Ordem pública e dignidade da pessoa humana
Ordem pública e dignidade da pessoa humana
O debate perdura.
De um lado, a garantia fundamental da dignidade humana: esse termo tão batido que mais parece uma ficção ou um jargão retórico de pouca valia na estrutura argumentativa processual.
De outro lado, essa incógnita processual penal que justifica a maioria das prisões preventivas no Brasil, ainda que os seus signatários pouco saibam o seu real significado: a ordem pública, ou a garantia da ordem pública – esse híbrido conceitual que melhor se vislumbra quando se diz o que não é [a ordem pública].
O debate aqui vislumbrado, essa dicotomia (ou dilema) facilmente resolúvel, se põe entre a dignidade humana e a prisão preventiva com o cenário carcerário que verificamos no Brasil.
Salvo melhor juízo, as atuais condições carcerárias representam a ilegalidade da prisão.
Não por acaso, a Corte Interamericana de Direitos Humanos acaba de publicar decisão que proíbe a entrada de mais presos na unidade carcerária de Bangu.

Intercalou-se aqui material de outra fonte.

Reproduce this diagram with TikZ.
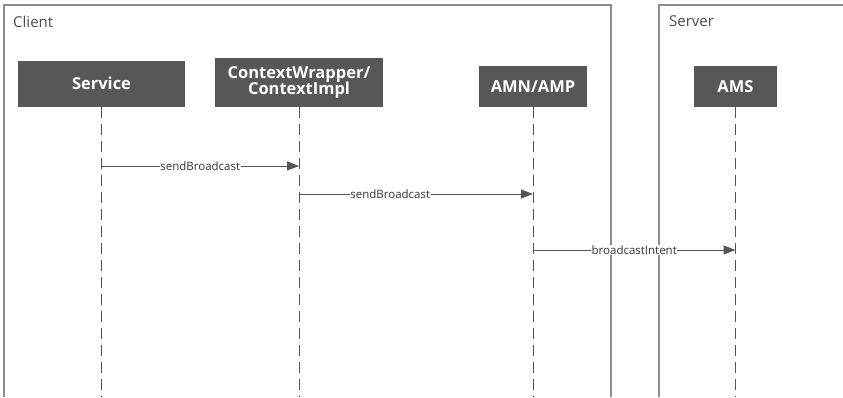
\documentclass[tikz,border=0pt]{standalone}
\usepackage{fontspec}
\setmainfont{Open Sans}
\usetikzlibrary{arrows.meta, positioning, calc}

\definecolor{boxgray}{HTML}{575757}
\definecolor{framegray}{HTML}{8C8C8C}
\definecolor{linegray}{HTML}{555555}

\begin{document}
\begin{tikzpicture}[
    x=1pt, y=-1pt,
    lifebox/.style={draw=none, rectangle, fill=boxgray, text=white, inner sep=0pt, font=\fontsize{16.5}{18}\selectfont\bfseries, align=center, anchor=south},
    frame/.style={draw=framegray, line width=1.1pt},
    framelabel/.style={anchor=west, text=black!70, font=\fontsize{15}{17}\selectfont, inner sep=0pt},
    lifeline/.style={draw=linegray, line width=1pt, dash pattern=on 11pt off 6pt},
    msg/.style={-{Triangle[length=12pt, width=9pt]}, draw=linegray, fill=linegray, line width=1pt},
    msglabel/.style={fill=white, text=black!80, inner sep=0.5pt, font=\fontsize{11.5}{13}\selectfont}
]
    \useasboundingbox (0,0) rectangle (843,397);

    % frames
    \draw[frame] (4,397) -- (4,5) -- (611,5) -- (611,397);
    \draw[frame] (659,397) -- (659,5) -- (843,5);
    \node[framelabel] (ClientLbl) at (13,22) {Client};
    \node[framelabel] (ServerLbl) at (669,21) {Server};

    % participants
    \node[lifebox, minimum width=167pt, minimum height=46pt] (Service) at (101.5,107) {Service};
    \node[lifebox, minimum width=168pt, minimum height=49pt] (Ctx)     at (299,107) {ContextWrapper/\\[-2pt]ContextImpl};
    \node[lifebox, minimum width=108pt, minimum height=41pt] (AMN)     at (533,107) {AMN/AMP};
    \node[lifebox, minimum width=83pt,  minimum height=41pt] (AMS)     at (735.5,107) {AMS};

    % lifelines
    \foreach \p in {Service, Ctx, AMN, AMS} {
        \coordinate (\p End) at (\p.south |- 0,397);
        \draw[lifeline] (\p.south) -- (\p End);
    }

    % messages
    \draw[msg] (Service.south |- 0,166) -- (Ctx.south |- 0,166) node[msglabel, pos=0.5]{sendBroadcast};
    \draw[msg] (Ctx.south |- 0,194) -- (AMN.south |- 0,194) node[msglabel, pos=0.39]{sendBroadcast};
    \draw[msg] (AMN.south |- 0,250) -- (AMS.south |- 0,250) node[msglabel, pos=0.5]{broadcastIntent};

\end{tikzpicture}
\end{document}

Pelo motivo evidente da superlotação, a Corte anotou que
nos últimos três anos, 70 (setenta) presos morreram no Instituto Plácido de Sá Carvalho, muitos por problemas decorrentes da saúde e da superlotação. A determinação também requer que o Estado adote imediatamente medidas necessárias para proteger eficazmente a vida e a integridade pessoal de todos os que estão na unidade. (Reportagem integral publicada em 16/12/2018 aqui)
Dignidade da pessoa humana
Assim, é certo que, política criminal à parte, a garantia fundamental (dignidade da pessoa humana) deve se sobrepor ao requisito processual (preservação da ordem pública).
O debate também envolve um raciocínio que pode ser assim colocado: o comando imediato que vem à mente é a garantia fundamental da proibição da tortura e do tratamento desumano ou degradante (cf. art. 5º, III da CR: Ninguém será submetido a tortura nem a tratamento desumano ou degradante). Tal comando merece complemento da Lei nº 9.455/97, que assim dispõe sobre os crimes de tortura:
Art. 1º Constitui crime de tortura: (…)
II – submeter alguém, sob sua guarda, poder ou autoridade, com emprego de violência ou grave ameaça, a intensivo sofrimento físico ou mental, como forma de aplicar castigo pessoal ou medida de caráter preventivo. (…)
§1º Na mesma pena incorre quem submete pessoa presa ou sujeita a medida de segurança a sofrimento físico ou mental, por intermédio da prática de ato não previsto em lei ou não resultante de medida legal.(…)
Fica evidenciado que é incompatível a atual condição carcerária brasileira com a dignidade humana. A única compatibilidade aqui é a tortura praticada por quem pede ou manda prender.